Work to be completed: Your task is to print, exactly and only, the lines from the start of the entries below through the line with "line_b_y = [63.3, 40.8]". Include both ends, but skip the pictures.

### Material for this task

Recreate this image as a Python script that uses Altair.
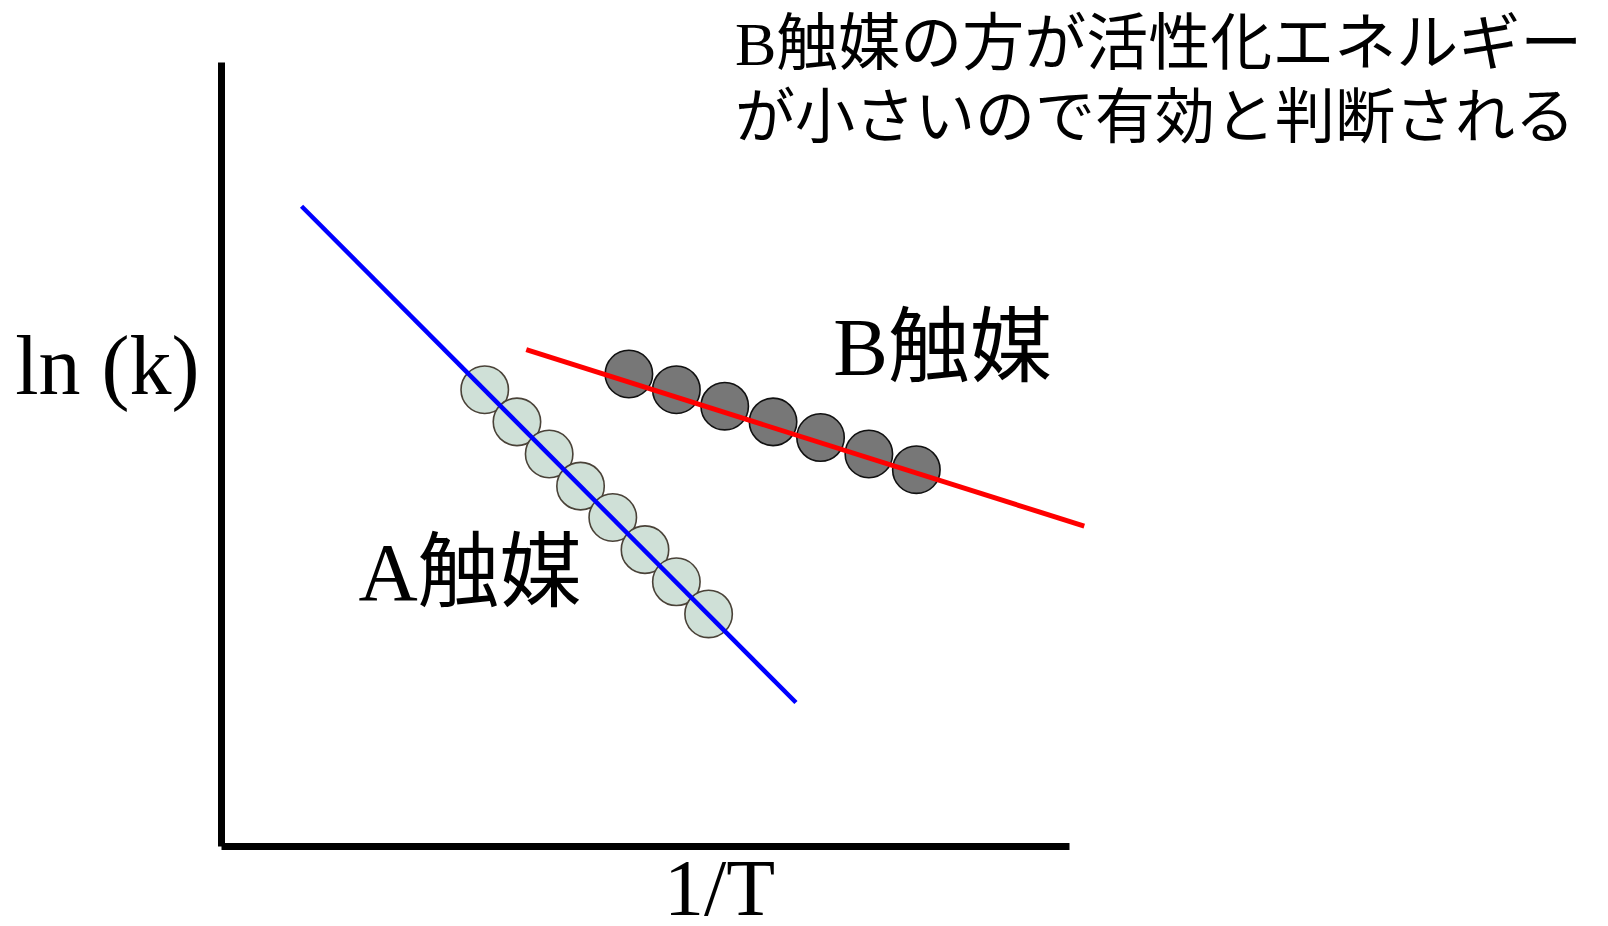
import altair as alt
import pandas as pd

# ---- data (arbitrary units: x = 1/T, y = ln k) ----
line_a_x = [9.5, 67.8]
line_a_y = [81.6, 18.3]
line_b_x = [36.0, 101.8]
line_b_y = [63.3, 40.8]

pts_a_x = [31.1, 34.9, 38.7, 42.4, 46.2, 50.0, 53.7, 57.5]
pts_a_y = [58.2, 54.1, 50.0, 45.9, 41.9, 37.8, 33.7, 29.6]
pts_b_x = [48.1, 53.7, 59.4, 65.1, 70.7, 76.4, 82.0]
pts_b_y = [60.2, 58.2, 56.1, 54.1, 52.1, 50.0, 48.0]

label_text = ["A触媒", "B触媒"]
label_x = [16.2, 72.2]
label_y = [31.4, 60.1]

note_lines = ["B触媒の方が活性化エネルギー", "が小さいので有効と判断される"]
note_x = [60.6, 60.6]
note_y = [99.6, 90.3]
note_size = [62, 60]

x_title = ["1/T"]
x_title_pos = ([58.8], [-8.8])
y_title = ["ln (k)"]
y_title_pos = ([-13.4], [57.7])

FONT = "'Liberation Serif', 'Noto Sans CJK JP'"

xs = alt.Scale(domain=[0, 100], nice=False, zero=False)
ys = alt.Scale(domain=[0, 100], nice=False, zero=False)

ax = alt.Axis(domain=True, domainWidth=7, domainColor="black", ticks=False,
              labels=False, grid=False, title=None)


def X():
    return alt.X("x:Q", scale=xs, axis=ax)


def Y():
    return alt.Y("y:Q", scale=ys, axis=ax)


df_pa = pd.DataFrame({"x": pts_a_x, "y": pts_a_y})
df_pb = pd.DataFrame({"x": pts_b_x, "y": pts_b_y})
df_la = pd.DataFrame({"x": line_a_x, "y": line_a_y})
df_lb = pd.DataFrame({"x": line_b_x, "y": line_b_y})
df_lab = pd.DataFrame({"x": label_x, "y": label_y, "t": label_text})
df_n1 = pd.DataFrame({"x": note_x[:1], "y": note_y[:1], "t": note_lines[:1]})
df_n2 = pd.DataFrame({"x": note_x[1:], "y": note_y[1:], "t": note_lines[1:]})
df_xt = pd.DataFrame({"x": x_title_pos[0], "y": x_title_pos[1], "t": x_title})
df_yt = pd.DataFrame({"x": y_title_pos[0], "y": y_title_pos[1], "t": y_title})

pa = alt.Chart(df_pa).mark_circle(size=2250, opacity=1, fill="#cfe0d7", stroke="#4a4238",
                                  strokeWidth=1.6).encode(x=X(), y=Y())
pb = alt.Chart(df_pb).mark_circle(size=2250, opacity=1, fill="#777777", stroke="#111111",
                                  strokeWidth=1.6).encode(x=X(), y=Y())
la = alt.Chart(df_la).mark_line(color="#0000ff", strokeWidth=4.5).encode(x=X(), y=Y())
lb = alt.Chart(df_lb).mark_line(color="#ff0000", strokeWidth=5).encode(x=X(), y=Y())

lab = alt.Chart(df_lab).mark_text(font=FONT, fontSize=82, align="left", baseline="alphabetic",
                                  color="black").encode(x=X(), y=Y(), text="t:N")
n1 = alt.Chart(df_n1).mark_text(font=FONT, fontSize=note_size[0], align="left",
                                baseline="alphabetic", color="black").encode(x=X(), y=Y(), text="t:N")
n2 = alt.Chart(df_n2).mark_text(font=FONT, fontSize=note_size[1], align="left",
                                baseline="alphabetic", color="black").encode(x=X(), y=Y(), text="t:N")
xt = alt.Chart(df_xt).mark_text(font=FONT, fontSize=80, align="center", baseline="alphabetic",
                                color="black").encode(x=X(), y=Y(), text="t:N")
yt = alt.Chart(df_yt).mark_text(font=FONT, fontSize=84, align="center", baseline="alphabetic",
                                color="black").encode(x=X(), y=Y(), text="t:N")

chart = alt.layer(pa, pb, la, lb, lab, n1, n2, xt, yt).properties(
    width=848, height=784,
    autosize=alt.AutoSizeParams(type="none"),
    padding={"left": 213, "top": 54, "right": 531, "bottom": 72},
).configure(background="white").configure_view(stroke=None)

chart.save("out.html", embed_options={"renderer": "svg", "actions": False})
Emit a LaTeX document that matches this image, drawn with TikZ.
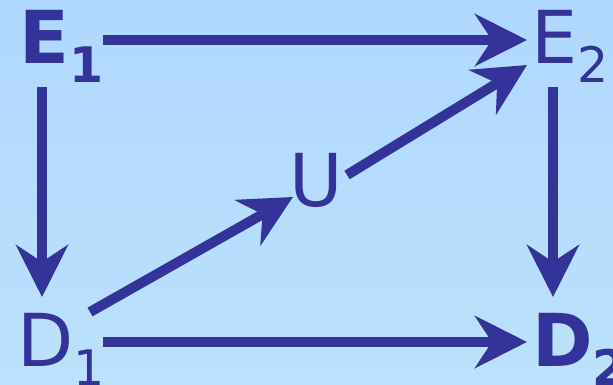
\documentclass[tikz,border=0pt]{standalone}
\usepackage{fontspec}
\setmainfont{DejaVu Sans}
\usetikzlibrary{arrows.meta}
\definecolor{BgTop}{RGB}{176,215,255}
\definecolor{BgBot}{RGB}{188,225,252}
\definecolor{InkBlue}{RGB}{51,51,153}
\newcommand{\subidx}[1]{\raisebox{-19pt}{\fontsize{49}{49}\selectfont #1}}
\tikzset{
  nd_var/.style={
    inner sep=0pt, anchor=base west, text=InkBlue,
    font=\fontsize{73}{80}\selectfont},
  nd_key/.style={
    nd_var, font=\fontsize{73}{80}\selectfont\bfseries},
  arr/.style={
    draw=InkBlue, line width=10pt,
    -{Stealth[length=52pt,width=52pt,inset=17pt]}},
}

\begin{document}
\begin{tikzpicture}[x=1pt,y=-1pt]
\shade[top color=BgTop,bottom color=BgBot] (0,0) rectangle (613,384);
\useasboundingbox (0,0) rectangle (613,384);
% variables
\node[nd_key] (E1) at (19,63) {E\subidx{1}};
\node[nd_var] (E2) at (531,63) {E\subidx{2}};
\node[nd_var] (U) at (289,206) {U};
\node[nd_var] (D1) at (17,366) {D\subidx{1}};
\node[nd_key] (D2) at (532,366) {D\subidx{2}};
% arrows
\draw[arr] ([xshift=84pt,yshift=23pt]E1.base west) -- ([xshift=-4pt,yshift=23pt]E2.base west);
\draw[arr] ([xshift=23pt,yshift=-24pt]E1.base west) -- ([xshift=25pt,yshift=69pt]D1.base west);
\draw[arr] ([xshift=22pt,yshift=-24pt]E2.base west) -- ([xshift=21pt,yshift=69pt]D2.base west);
\draw[arr] ([xshift=86pt,yshift=24pt]D1.base west) -- ([xshift=-5pt,yshift=24pt]D2.base west);
\draw[arr] ([xshift=73pt,yshift=54pt]D1.base west) -- ([xshift=4pt,yshift=9pt]U.base west);
\draw[arr] ([xshift=58pt,yshift=31pt]U.base west) -- ([xshift=-4pt,yshift=-2pt]E2.base west);
\end{tikzpicture}
\end{document}
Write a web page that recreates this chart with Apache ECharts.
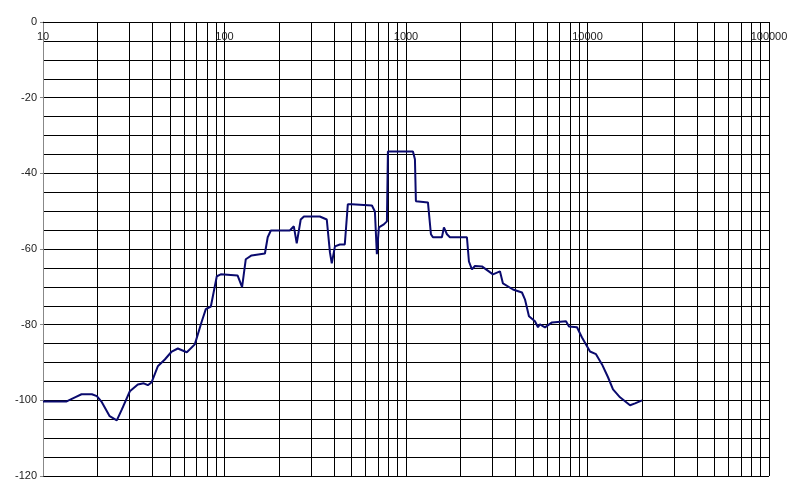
<!DOCTYPE html>
<html>
<head>
<meta charset="utf-8">
<script src="https://cdn.jsdelivr.net/npm/echarts@6/dist/echarts.min.js"></script>
<style>
  html, body { margin: 0; padding: 0; background: #fff; }
  #chart { width: 800px; height: 498px; }
</style>
</head>
<body>
<div id="chart"></div>
<script>
// frequency (Hz) and level (dB)
const freqs = [
  10, 13.5, 15, 16.3, 18.6, 19.8, 21.1, 23.3, 25.5, 27.2,
  30.1, 33.3, 35.9, 37.8, 39.7, 42.9, 46.9, 51.2, 55.3, 62,
  68.6, 75, 78.9, 84.1, 90.7, 95.4, 118, 125, 131, 141,
  167, 173, 180, 229, 241, 250, 263, 274, 335, 366,
  381, 390, 406, 432, 460, 478, 503, 649, 674, 691,
  709, 755, 785, 795, 1092, 1120, 1134, 1321, 1372, 1407,
  1577, 1618, 1681, 1746, 2166, 2222, 2308, 2398, 2620, 3013,
  3293, 3421, 3885, 4355, 4522, 4759, 5134, 5335, 5471, 5831,
  6372, 7611, 7907, 8752, 9326, 10323, 11140, 12023, 12974, 13823,
  15109, 17155, 18280, 19976
];
const levels = [
  -100.3, -100.3, -99.2, -98.4, -98.4, -98.9, -100.5, -104.2, -105.3, -102.4,
  -97.6, -95.8, -95.5, -96.0, -95.2, -91.0, -89.2, -87.1, -86.3, -87.3,
  -85.2, -79.1, -75.9, -75.2, -67.2, -66.7, -67.0, -70.1, -62.7, -61.7,
  -61.2, -56.9, -55.1, -55.1, -54.0, -58.5, -52.2, -51.4, -51.4, -52.2,
  -60.9, -63.8, -59.3, -58.8, -58.8, -48.2, -48.2, -48.5, -50.1, -61.4,
  -54.3, -53.5, -52.7, -34.2, -34.2, -36.3, -47.4, -47.7, -56.1, -56.9,
  -56.9, -54.3, -56.1, -56.9, -56.9, -63.3, -65.4, -64.5, -64.6, -66.7,
  -65.9, -69.1, -70.7, -71.5, -73.3, -77.8, -79.1, -80.7, -79.9, -80.7,
  -79.4, -79.1, -80.5, -80.7, -83.4, -87.1, -87.8, -90.5, -93.9, -97.1,
  -99.2, -101.3, -100.8, -100.0
];

// log-grid lines between the decades (2..9 of each decade)
const decades = [10, 100, 1000, 10000];
const multipliers = [2, 3, 4, 5, 6, 7, 8, 9];
const minorGridFreqs = [];
decades.forEach((d) => multipliers.forEach((m) => minorGridFreqs.push(d * m)));

const chart = echarts.init(document.getElementById("chart"), null, { renderer: "canvas" });

const labelFont = { fontFamily: "Liberation Sans, Arial, sans-serif", fontSize: 11, color: "#222" };

chart.setOption({
  backgroundColor: "#fff",
  animation: false,
  grid: { left: 43, right: 31, top: 22, bottom: 22 },
  xAxis: {
    type: "log",
    logBase: 10,
    min: 10,
    max: 100000,
    position: "top",
    axisLine: { show: true, lineStyle: { color: "#000", width: 1 } },
    axisTick: { show: false },
    axisLabel: {
      inside: true,
      margin: 9,
      formatter: (v) => String(Math.round(v)),
      ...labelFont,
    },
    splitLine: { show: true, lineStyle: { color: "#000", width: 1 } },
  },
  yAxis: {
    type: "value",
    min: -120,
    max: 0,
    interval: 20,
    axisLine: { show: true, lineStyle: { color: "#888", width: 1 } },
    axisTick: { show: true, length: 3, lineStyle: { color: "#888" } },
    axisLabel: { margin: 6, ...labelFont },
    minorTick: { show: false, splitNumber: 4 },
    splitLine: { show: true, lineStyle: { color: "#000", width: 1 } },
    minorSplitLine: { show: true, lineStyle: { color: "#000", width: 1 } },
  },
  series: [
    {
      type: "line",
      z: 1,
      data: [],
      silent: true,
      markLine: {
        silent: true,
        symbol: "none",
        label: { show: false },
        lineStyle: { color: "#000", width: 1, type: "solid" },
        data: minorGridFreqs.map((f) => ({ xAxis: f })),
        animation: false,
      },
    },
    {
      type: "line",
      z: 5,
      data: freqs.map((f, i) => [f, levels[i]]),
      showSymbol: false,
      smooth: false,
      lineStyle: { color: "#0a0a6e", width: 2 },
      itemStyle: { color: "#0a0a6e" },
    },
  ],
});
</script>
</body>
</html>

######

The solution:
Recreate this image as a Python script that uses Altair.
import altair as alt
import pandas as pd

# ---- data (arbitrary units: x = 1/T, y = ln k) ----
line_a_x = [9.5, 67.8]
line_a_y = [81.6, 18.3]
line_b_x = [36.0, 101.8]
line_b_y = [63.3, 40.8]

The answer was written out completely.